* The problem *
From the first line of the data below through the line holding "import seaborn as sns", output each line exactly and leave the pictures out.
──────── Stored data
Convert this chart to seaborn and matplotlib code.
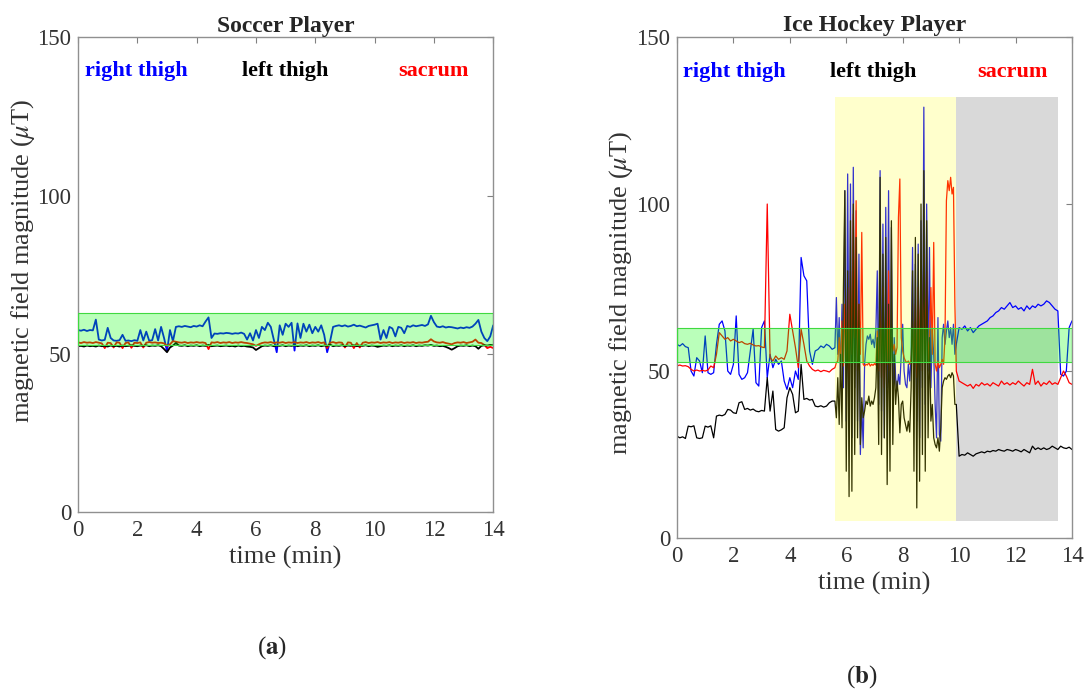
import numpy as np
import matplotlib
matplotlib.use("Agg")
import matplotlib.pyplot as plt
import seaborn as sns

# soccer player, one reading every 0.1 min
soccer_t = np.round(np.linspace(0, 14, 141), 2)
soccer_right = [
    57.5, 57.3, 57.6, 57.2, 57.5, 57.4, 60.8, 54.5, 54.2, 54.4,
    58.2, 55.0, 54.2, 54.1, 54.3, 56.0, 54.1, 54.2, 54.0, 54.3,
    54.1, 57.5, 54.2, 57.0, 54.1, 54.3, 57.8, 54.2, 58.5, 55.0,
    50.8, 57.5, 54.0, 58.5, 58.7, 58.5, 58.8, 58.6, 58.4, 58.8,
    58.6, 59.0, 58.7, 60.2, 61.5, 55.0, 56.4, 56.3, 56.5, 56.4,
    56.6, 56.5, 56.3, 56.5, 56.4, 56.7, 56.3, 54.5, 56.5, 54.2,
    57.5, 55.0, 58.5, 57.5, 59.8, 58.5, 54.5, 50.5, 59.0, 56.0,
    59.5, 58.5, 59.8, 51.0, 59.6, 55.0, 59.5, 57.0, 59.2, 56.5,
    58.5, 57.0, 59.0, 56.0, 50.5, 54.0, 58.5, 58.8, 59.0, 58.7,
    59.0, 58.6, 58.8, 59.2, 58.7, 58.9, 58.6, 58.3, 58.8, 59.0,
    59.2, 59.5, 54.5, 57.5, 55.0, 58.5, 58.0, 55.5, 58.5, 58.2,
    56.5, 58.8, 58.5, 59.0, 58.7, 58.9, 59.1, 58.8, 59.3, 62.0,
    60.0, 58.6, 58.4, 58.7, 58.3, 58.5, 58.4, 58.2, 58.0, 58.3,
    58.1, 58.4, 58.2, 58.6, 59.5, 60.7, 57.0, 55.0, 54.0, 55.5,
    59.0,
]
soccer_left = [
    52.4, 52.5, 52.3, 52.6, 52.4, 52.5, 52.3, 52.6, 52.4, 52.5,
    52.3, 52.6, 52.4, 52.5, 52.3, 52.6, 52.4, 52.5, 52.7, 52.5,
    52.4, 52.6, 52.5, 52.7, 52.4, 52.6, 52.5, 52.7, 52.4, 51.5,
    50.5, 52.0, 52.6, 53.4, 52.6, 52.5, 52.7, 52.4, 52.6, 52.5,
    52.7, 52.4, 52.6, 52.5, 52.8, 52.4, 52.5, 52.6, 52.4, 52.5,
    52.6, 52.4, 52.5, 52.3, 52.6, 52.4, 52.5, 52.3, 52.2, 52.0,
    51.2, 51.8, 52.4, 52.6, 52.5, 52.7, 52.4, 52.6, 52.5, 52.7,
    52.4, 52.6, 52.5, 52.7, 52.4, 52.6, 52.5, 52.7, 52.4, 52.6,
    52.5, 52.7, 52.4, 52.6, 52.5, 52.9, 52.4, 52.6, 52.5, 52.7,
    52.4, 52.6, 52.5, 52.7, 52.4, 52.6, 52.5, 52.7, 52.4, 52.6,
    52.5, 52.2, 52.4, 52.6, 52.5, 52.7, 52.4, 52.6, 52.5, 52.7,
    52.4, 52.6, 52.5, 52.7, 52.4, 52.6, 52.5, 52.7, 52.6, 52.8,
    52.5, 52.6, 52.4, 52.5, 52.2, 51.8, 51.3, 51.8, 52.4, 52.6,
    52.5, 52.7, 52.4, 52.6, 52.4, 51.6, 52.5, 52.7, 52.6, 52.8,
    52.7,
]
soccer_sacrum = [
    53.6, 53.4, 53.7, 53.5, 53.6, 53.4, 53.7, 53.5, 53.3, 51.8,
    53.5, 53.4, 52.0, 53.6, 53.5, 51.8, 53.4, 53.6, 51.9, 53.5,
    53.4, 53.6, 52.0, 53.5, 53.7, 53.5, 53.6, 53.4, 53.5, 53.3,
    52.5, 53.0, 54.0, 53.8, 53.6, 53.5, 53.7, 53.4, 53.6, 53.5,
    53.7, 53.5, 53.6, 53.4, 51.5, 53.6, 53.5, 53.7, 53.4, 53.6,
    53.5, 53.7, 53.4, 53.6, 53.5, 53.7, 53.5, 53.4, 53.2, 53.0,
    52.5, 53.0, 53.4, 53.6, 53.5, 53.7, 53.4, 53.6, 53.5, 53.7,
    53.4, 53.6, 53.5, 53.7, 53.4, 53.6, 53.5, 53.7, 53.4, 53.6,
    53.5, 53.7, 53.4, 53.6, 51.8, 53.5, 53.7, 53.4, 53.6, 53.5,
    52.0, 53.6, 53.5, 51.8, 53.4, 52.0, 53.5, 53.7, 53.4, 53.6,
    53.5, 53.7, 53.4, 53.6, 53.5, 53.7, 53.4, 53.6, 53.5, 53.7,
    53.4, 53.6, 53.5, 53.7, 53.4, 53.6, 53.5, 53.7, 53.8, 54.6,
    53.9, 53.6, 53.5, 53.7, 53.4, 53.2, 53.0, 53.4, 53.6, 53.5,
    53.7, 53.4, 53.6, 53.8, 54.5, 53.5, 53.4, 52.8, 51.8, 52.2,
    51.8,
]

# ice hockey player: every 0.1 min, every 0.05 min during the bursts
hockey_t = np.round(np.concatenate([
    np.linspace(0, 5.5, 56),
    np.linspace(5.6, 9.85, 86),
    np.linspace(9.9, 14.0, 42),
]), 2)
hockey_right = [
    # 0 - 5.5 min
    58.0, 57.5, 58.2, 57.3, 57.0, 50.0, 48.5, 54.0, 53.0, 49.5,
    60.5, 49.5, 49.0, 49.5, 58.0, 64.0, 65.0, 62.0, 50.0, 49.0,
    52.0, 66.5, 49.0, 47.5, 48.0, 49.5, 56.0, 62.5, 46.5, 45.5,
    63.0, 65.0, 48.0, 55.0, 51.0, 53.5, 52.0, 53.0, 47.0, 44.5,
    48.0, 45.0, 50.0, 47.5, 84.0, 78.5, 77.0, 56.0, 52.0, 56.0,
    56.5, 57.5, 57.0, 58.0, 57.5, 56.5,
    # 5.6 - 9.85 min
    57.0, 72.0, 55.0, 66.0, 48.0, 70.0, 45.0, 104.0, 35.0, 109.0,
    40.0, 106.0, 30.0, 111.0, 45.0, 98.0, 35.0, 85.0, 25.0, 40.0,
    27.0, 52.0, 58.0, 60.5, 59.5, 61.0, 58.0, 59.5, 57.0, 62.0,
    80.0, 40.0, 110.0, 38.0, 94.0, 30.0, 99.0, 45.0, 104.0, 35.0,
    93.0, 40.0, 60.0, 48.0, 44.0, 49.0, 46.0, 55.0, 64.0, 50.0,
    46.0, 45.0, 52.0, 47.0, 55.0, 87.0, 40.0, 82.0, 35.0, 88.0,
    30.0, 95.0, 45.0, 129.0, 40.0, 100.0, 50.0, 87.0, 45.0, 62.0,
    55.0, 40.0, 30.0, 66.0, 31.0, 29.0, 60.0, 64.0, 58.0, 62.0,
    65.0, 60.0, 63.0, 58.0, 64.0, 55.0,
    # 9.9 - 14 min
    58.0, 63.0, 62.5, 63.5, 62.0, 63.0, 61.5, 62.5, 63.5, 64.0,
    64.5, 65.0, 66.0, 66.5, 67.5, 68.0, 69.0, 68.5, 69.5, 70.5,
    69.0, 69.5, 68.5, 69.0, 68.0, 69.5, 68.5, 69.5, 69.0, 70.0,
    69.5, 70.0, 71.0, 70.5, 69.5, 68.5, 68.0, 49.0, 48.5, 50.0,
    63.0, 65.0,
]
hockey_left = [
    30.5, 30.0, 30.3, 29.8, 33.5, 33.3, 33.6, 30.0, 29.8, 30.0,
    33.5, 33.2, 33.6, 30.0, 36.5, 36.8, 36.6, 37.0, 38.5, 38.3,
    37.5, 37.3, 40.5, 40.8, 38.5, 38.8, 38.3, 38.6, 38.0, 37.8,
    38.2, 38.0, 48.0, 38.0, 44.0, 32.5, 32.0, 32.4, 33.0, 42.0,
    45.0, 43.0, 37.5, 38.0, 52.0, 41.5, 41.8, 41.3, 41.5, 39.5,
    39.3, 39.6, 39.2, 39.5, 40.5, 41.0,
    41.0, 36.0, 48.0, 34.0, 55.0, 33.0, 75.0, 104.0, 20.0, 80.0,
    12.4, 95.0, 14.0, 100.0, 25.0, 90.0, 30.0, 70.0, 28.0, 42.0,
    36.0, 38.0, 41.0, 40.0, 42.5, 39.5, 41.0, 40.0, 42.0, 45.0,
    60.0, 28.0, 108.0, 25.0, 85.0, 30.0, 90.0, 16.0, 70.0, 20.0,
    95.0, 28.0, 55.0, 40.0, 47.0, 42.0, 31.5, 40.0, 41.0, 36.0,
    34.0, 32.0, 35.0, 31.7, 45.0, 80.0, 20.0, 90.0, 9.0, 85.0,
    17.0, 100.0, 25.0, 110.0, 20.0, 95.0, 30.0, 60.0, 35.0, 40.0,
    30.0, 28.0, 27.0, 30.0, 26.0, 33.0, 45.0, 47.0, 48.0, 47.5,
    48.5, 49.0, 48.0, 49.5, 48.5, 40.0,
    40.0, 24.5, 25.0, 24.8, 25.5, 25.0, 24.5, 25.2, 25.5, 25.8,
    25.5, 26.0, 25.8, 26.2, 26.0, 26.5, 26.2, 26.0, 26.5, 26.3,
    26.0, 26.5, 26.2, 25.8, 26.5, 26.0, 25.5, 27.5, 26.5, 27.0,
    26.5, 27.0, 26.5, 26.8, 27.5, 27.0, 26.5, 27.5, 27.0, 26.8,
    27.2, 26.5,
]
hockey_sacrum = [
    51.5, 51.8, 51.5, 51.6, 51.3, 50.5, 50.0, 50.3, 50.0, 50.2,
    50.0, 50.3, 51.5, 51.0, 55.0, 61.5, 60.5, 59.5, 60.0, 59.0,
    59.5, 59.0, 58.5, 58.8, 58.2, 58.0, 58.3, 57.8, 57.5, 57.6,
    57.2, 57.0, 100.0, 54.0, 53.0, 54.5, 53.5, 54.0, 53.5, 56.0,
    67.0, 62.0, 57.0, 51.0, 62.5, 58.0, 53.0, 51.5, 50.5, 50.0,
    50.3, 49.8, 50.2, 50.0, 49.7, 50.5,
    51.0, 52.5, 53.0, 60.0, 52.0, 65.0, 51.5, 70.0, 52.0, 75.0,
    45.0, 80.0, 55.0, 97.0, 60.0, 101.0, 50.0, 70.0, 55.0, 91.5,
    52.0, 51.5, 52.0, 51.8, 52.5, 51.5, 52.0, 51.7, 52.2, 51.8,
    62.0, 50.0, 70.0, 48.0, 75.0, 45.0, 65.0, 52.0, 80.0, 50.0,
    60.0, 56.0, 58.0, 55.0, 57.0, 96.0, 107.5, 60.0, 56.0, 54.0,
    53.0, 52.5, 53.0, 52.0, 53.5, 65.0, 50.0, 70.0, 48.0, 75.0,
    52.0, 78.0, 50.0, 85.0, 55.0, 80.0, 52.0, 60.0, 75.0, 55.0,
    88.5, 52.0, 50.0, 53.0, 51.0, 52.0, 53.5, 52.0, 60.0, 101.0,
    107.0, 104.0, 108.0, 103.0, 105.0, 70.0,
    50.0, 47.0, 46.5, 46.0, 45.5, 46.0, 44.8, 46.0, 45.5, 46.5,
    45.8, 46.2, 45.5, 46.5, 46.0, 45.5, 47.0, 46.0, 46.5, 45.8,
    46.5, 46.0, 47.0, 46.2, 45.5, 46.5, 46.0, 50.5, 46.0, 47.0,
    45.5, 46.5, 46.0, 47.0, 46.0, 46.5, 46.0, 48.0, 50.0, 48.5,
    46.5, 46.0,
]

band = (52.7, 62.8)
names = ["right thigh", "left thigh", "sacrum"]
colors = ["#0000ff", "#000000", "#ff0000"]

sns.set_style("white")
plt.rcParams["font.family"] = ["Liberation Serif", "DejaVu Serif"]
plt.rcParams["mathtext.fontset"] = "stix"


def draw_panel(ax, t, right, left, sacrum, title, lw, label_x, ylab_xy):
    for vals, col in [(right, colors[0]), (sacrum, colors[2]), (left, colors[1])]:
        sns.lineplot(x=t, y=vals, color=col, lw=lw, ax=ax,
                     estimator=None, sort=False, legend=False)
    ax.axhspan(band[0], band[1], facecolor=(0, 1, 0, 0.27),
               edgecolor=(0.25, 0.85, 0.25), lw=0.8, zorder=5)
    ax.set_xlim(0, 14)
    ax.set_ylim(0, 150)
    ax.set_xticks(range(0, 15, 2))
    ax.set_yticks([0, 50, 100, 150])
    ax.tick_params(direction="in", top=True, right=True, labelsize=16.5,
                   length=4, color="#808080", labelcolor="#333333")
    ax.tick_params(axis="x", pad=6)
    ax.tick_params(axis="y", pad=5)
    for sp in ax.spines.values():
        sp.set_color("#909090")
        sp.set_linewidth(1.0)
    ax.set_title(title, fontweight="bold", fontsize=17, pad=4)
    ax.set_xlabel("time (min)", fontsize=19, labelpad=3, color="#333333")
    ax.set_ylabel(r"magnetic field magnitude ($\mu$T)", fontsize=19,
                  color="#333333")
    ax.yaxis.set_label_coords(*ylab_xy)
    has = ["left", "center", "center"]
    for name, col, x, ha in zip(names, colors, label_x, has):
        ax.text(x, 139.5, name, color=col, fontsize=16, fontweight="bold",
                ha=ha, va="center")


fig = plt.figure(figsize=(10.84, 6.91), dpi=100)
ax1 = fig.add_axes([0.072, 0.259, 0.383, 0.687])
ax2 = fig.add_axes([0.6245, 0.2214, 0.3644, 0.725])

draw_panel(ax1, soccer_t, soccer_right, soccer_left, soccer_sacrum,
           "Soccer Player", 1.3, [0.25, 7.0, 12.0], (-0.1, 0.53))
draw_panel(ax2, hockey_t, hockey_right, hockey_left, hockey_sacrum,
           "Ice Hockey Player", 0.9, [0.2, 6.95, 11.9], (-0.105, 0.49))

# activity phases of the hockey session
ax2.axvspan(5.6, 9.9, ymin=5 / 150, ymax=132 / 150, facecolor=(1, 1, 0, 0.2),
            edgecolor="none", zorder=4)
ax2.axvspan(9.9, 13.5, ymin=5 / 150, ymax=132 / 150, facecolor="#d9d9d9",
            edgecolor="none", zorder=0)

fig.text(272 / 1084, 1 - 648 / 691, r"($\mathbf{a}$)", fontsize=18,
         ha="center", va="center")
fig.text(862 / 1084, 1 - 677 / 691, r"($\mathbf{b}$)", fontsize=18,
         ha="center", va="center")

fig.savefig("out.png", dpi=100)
────────────────
* Solution to the exercise *
Convert this chart to seaborn and matplotlib code.
import numpy as np
import matplotlib
matplotlib.use("Agg")
import matplotlib.pyplot as plt
import seaborn as sns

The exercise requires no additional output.